* Data
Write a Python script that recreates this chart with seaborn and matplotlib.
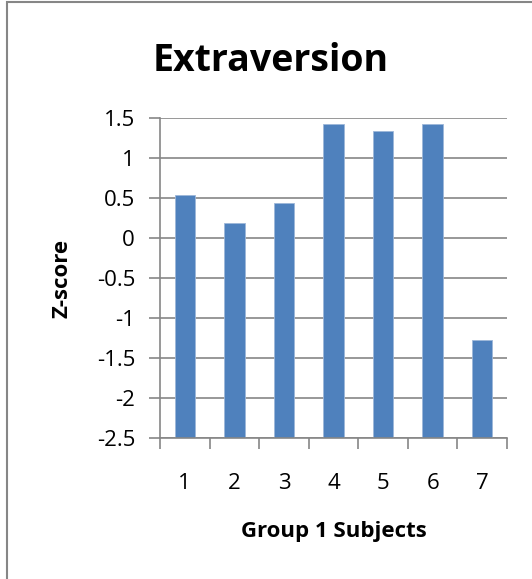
import matplotlib
matplotlib.use("Agg")
import matplotlib.pyplot as plt
import pandas as pd
import seaborn as sns
from matplotlib.patches import Rectangle

# data
subjects = ["1", "2", "3", "4", "5", "6", "7"]
z_scores = [0.54, 0.19, 0.44, 1.42, 1.34, 1.42, -1.28]
y_ticks = [-2.5, -2, -1.5, -1, -0.5, 0, 0.5, 1, 1.5]
y_tick_labels = ["-2.5", "-2", "-1.5", "-1", "-0.5", "0", "0.5", "1", "1.5"]

BAR = "#4F81BD"
GRID = "#868686"
Y_MIN, Y_MAX = -2.5, 1.5


def main():
    sns.set_theme(style="white")
    plt.rcParams["font.family"] = ["Open Sans", "DejaVu Sans"]
    plt.rcParams["text.color"] = "black"
    plt.rcParams["axes.labelcolor"] = "black"

    df = pd.DataFrame({"subject": subjects, "z": z_scores})

    fig = plt.figure(figsize=(5.32, 5.79), dpi=100)
    # plot area: x 160..507 px, y 118..438 px
    ax = fig.add_axes([160 / 532, 1 - 438 / 579, 347 / 532, 320 / 579])

    sns.barplot(data=df, x="subject", y="z", color=BAR, saturation=1,
                width=0.41, edgecolor="#9db7d9", linewidth=0.6, ax=ax)

    # Excel style: bars rise from the bottom of the value axis
    for patch, v in zip(ax.patches, z_scores):
        patch.set_y(Y_MIN)
        patch.set_height(v - Y_MIN)

    ax.set_ylim(Y_MIN, Y_MAX)
    ax.set_xlim(-0.5, len(subjects) - 0.5)
    ax.set_yticks(y_ticks)
    ax.set_yticklabels(y_tick_labels)
    ax.yaxis.grid(True, color=GRID, linewidth=1.2)
    ax.set_axisbelow(True)

    for side in ["top", "right"]:
        ax.spines[side].set_visible(False)
    for side in ["left", "bottom"]:
        ax.spines[side].set_color(GRID)
        ax.spines[side].set_linewidth(1.2)

    ax.tick_params(axis="y", which="major", left=True, length=8, width=1.2,
                   color=GRID, labelsize=16, pad=10, labelcolor="black")
    ax.tick_params(axis="x", which="major", bottom=False, length=0,
                   labelsize=16, pad=25, labelcolor="black")
    ax.set_xticks([i + 0.5 for i in range(-1, len(subjects))], minor=True)
    ax.tick_params(axis="x", which="minor", bottom=True, length=8, width=1.2,
                   color=GRID)

    ax.set_xlabel("Group 1 Subjects", fontsize=16, fontweight="bold")
    ax.set_ylabel("Z-score", fontsize=16, fontweight="bold")
    ax.xaxis.set_label_coords(0.5, (438 - 532) / 320)
    ax.xaxis.label.set_va("center")
    ax.yaxis.set_label_coords((62 - 160) / 347, 0.5)
    ax.yaxis.label.set_va("center")

    fig.text(271 / 532, 1 - 61 / 579, "Extraversion", fontsize=27,
             fontweight="bold", ha="center", va="center", color="black")

    # chart area border
    fig.patches.append(Rectangle((7 / 532, -0.01), 1.0, 1 - 2 / 579 + 0.01,
                                 transform=fig.transFigure, fill=False,
                                 edgecolor=GRID, linewidth=1.5))

    fig.savefig("out.png", dpi=100)
    plt.close(fig)


if __name__ == "__main__":
    main()
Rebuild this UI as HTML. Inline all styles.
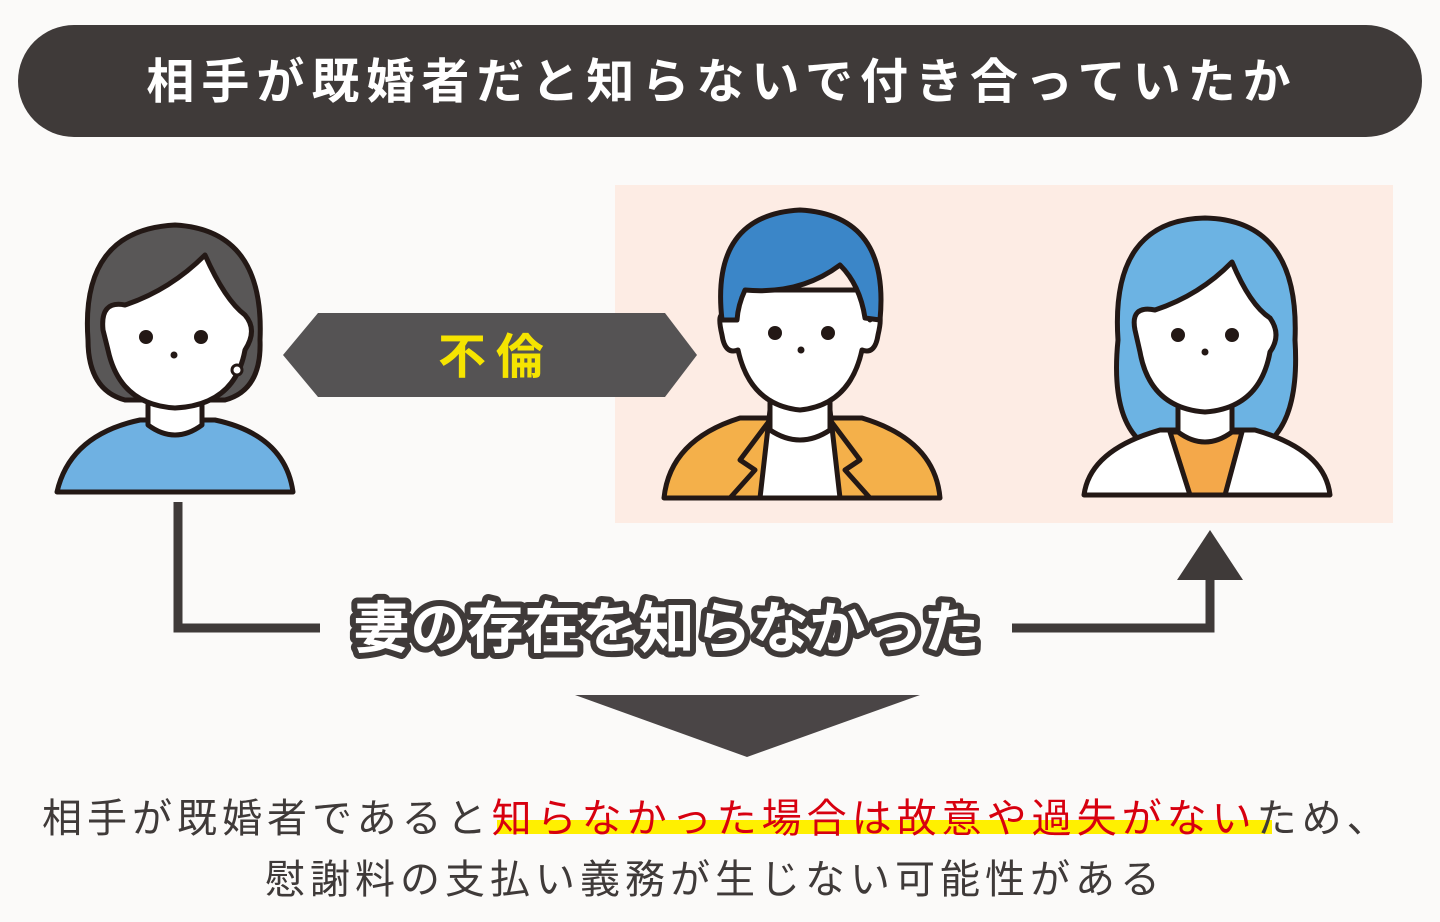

* The request
Copy the whole of the material above exactly, but not its images.

* Response to this exercise
Write a Python script that recreates this chart with seaborn and matplotlib.
import matplotlib
matplotlib.use("Agg")
import matplotlib.pyplot as plt
import pandas as pd
import seaborn as sns
from matplotlib.patches import Rectangle

# data
subjects = ["1", "2", "3", "4", "5", "6", "7"]
z_scores = [0.54, 0.19, 0.44, 1.42, 1.34, 1.42, -1.28]
y_ticks = [-2.5, -2, -1.5, -1, -0.5, 0, 0.5, 1, 1.5]
y_tick_labels = ["-2.5", "-2", "-1.5", "-1", "-0.5", "0", "0.5", "1", "1.5"]

BAR = "#4F81BD"
GRID = "#868686"
Y_MIN, Y_MAX = -2.5, 1.5


def main():
    sns.set_theme(style="white")
    plt.rcParams["font.family"] = ["Open Sans", "DejaVu Sans"]
    plt.rcParams["text.color"] = "black"
    plt.rcParams["axes.labelcolor"] = "black"

    df = pd.DataFrame({"subject": subjects, "z": z_scores})

    fig = plt.figure(figsize=(5.32, 5.79), dpi=100)
    # plot area: x 160..507 px, y 118..438 px
    ax = fig.add_axes([160 / 532, 1 - 438 / 579, 347 / 532, 320 / 579])

    sns.barplot(data=df, x="subject", y="z", color=BAR, saturation=1,
                width=0.41, edgecolor="#9db7d9", linewidth=0.6, ax=ax)

    # Excel style: bars rise from the bottom of the value axis
    for patch, v in zip(ax.patches, z_scores):
        patch.set_y(Y_MIN)
        patch.set_height(v - Y_MIN)

    ax.set_ylim(Y_MIN, Y_MAX)
    ax.set_xlim(-0.5, len(subjects) - 0.5)
    ax.set_yticks(y_ticks)
    ax.set_yticklabels(y_tick_labels)
    ax.yaxis.grid(True, color=GRID, linewidth=1.2)
    ax.set_axisbelow(True)

    for side in ["top", "right"]:
        ax.spines[side].set_visible(False)
    for side in ["left", "bottom"]:
        ax.spines[side].set_color(GRID)
        ax.spines[side].set_linewidth(1.2)

    ax.tick_params(axis="y", which="major", left=True, length=8, width=1.2,
                   color=GRID, labelsize=16, pad=10, labelcolor="black")
    ax.tick_params(axis="x", which="major", bottom=False, length=0,
                   labelsize=16, pad=25, labelcolor="black")
    ax.set_xticks([i + 0.5 for i in range(-1, len(subjects))], minor=True)
    ax.tick_params(axis="x", which="minor", bottom=True, length=8, width=1.2,
                   color=GRID)

    ax.set_xlabel("Group 1 Subjects", fontsize=16, fontweight="bold")
    ax.set_ylabel("Z-score", fontsize=16, fontweight="bold")
    ax.xaxis.set_label_coords(0.5, (438 - 532) / 320)
    ax.xaxis.label.set_va("center")
    ax.yaxis.set_label_coords((62 - 160) / 347, 0.5)
    ax.yaxis.label.set_va("center")

    fig.text(271 / 532, 1 - 61 / 579, "Extraversion", fontsize=27,
             fontweight="bold", ha="center", va="center", color="black")

    # chart area border
    fig.patches.append(Rectangle((7 / 532, -0.01), 1.0, 1 - 2 / 579 + 0.01,
                                 transform=fig.transFigure, fill=False,
                                 edgecolor=GRID, linewidth=1.5))

    fig.savefig("out.png", dpi=100)
    plt.close(fig)


if __name__ == "__main__":
    main()
Rebuild this UI as HTML. Inline all styles.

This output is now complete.